2. External CUP Method – Applicable if the Company uses comparable data of transactions entered into between two unrelated parties. In other words, the company compares its related-party price to market prices from other companies doing similar transactions.

Between the two, external CUP is more difficult to apply due to the usual lack of publicly available data on comparable third-party transactions.

Comparability Factors to determine if uncontrolled transactions are comparable to a controlled transaction:

1. Characteristics of the goods or service transferred – Goods or services should be highly similar like in physical feature, quality and grade of the product, functionality and intended use and scope and complexity of the service.

2. Functional Analysis – It examines the functions performed (i.e., Distribution and Research and Development), assets used (i.e., Trademarks and Buildings), and risks assumed (i.e., Operational risk and Credit risk) by each company involved in a controlled transaction. 

3. Contractual Terms – it refers to the specific conditions agreed upon by the parties involved like payment timelines and delivery conditions. These must be matched between controlled and uncontrolled transactions. 

4. Economic Circumstances – It refers to the market and business conditions under which transactions take place. These are external factors such as but not limited to geographic location, economic cycles, market level, and timing of the transaction like seasonal demand and currency fluctuations. 

5. Business Strategies – It refers to the business strategies involved in a transaction that may justify differences in pricing between controlled and uncontrolled transactions such as Product differentiation Strategy and Risk Management Strategy.

Advantages of the CUP Method

1. Simple and direct - compares actual controlled prices with comparable uncontrolled prices

2. Highly reliable- produces accurate result when comparable data is highly similar.

3. Flexible comparables- can use both internal and external comparable transactions.

4. Suitable for commodity transactions- works well with actual public market prices such as oil, metals, or grains where pricing is standardised and widely published.

Limitations and Challenges

1. Strict comparability requirement - it is challenging to identify a transaction that’s appropriately comparable to the controlled transaction.

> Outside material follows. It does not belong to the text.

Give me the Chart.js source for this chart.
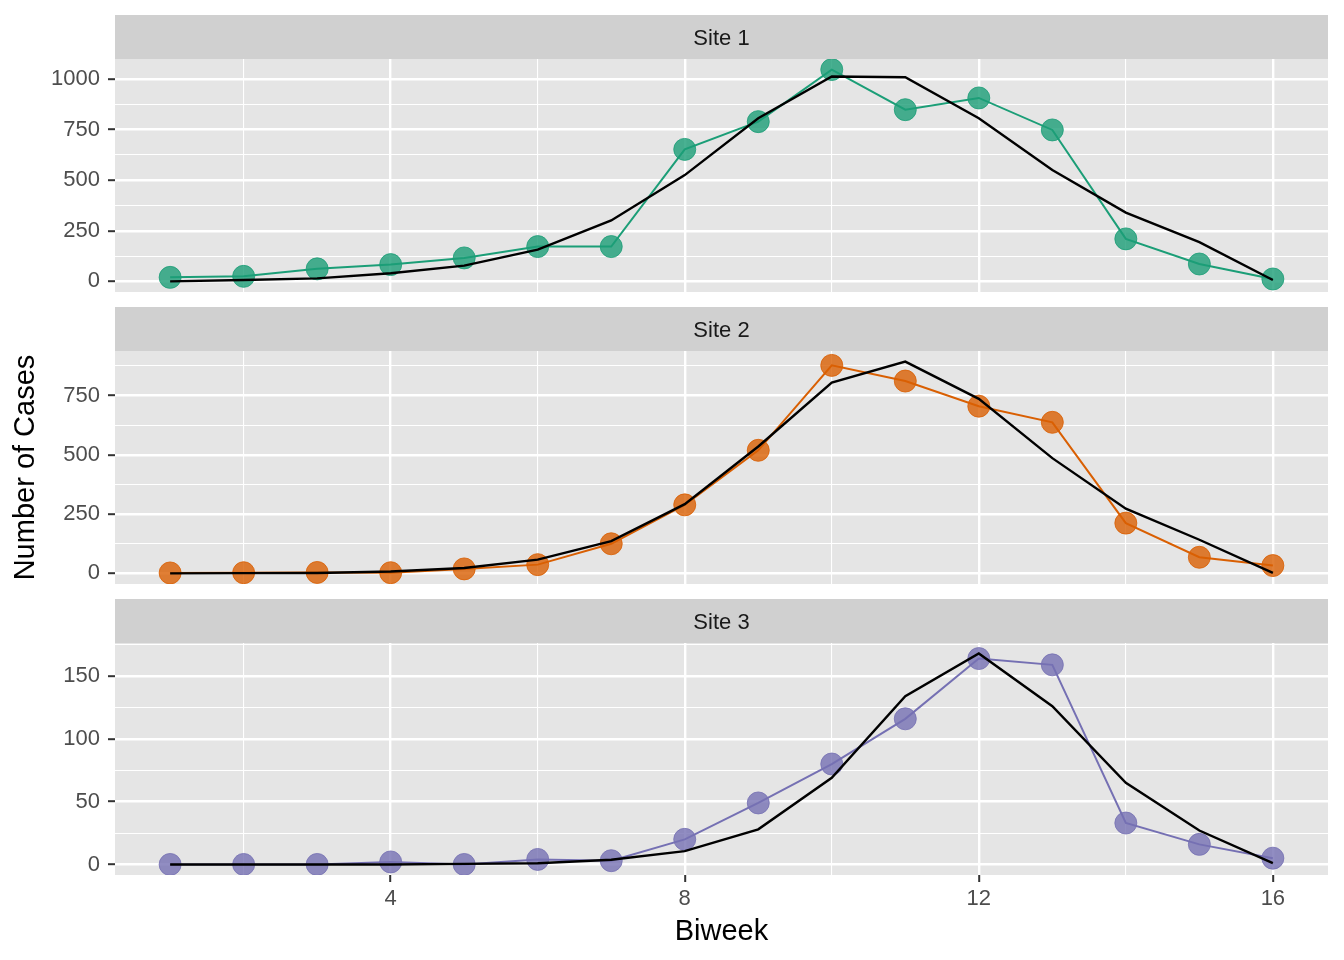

2. Adjustment difficulties - making accurate and quantifiable adjustments can be complex to account for differences. 

3. Market fluctuation sensitivity - harder to establish comparability without time-aligned data since prices may vary significantly over time or between markets.

4. Not suitable for highly differentiated products.

(Chapter II: Transfer Pricing Methods, OECD Transfer Pricing Guidelines, January 2022 and BIR RR No. 2-2013)

To ensure the use of CUP method is both accurate and compliant, it is crucial to find reliable comparable data and thoroughly evaluate the comparability factors. Where differences exist, adjustments should be made to improve comparability. Also, maintaining detailed documentation throughout the process is essential to support compliance and reduce tax risks.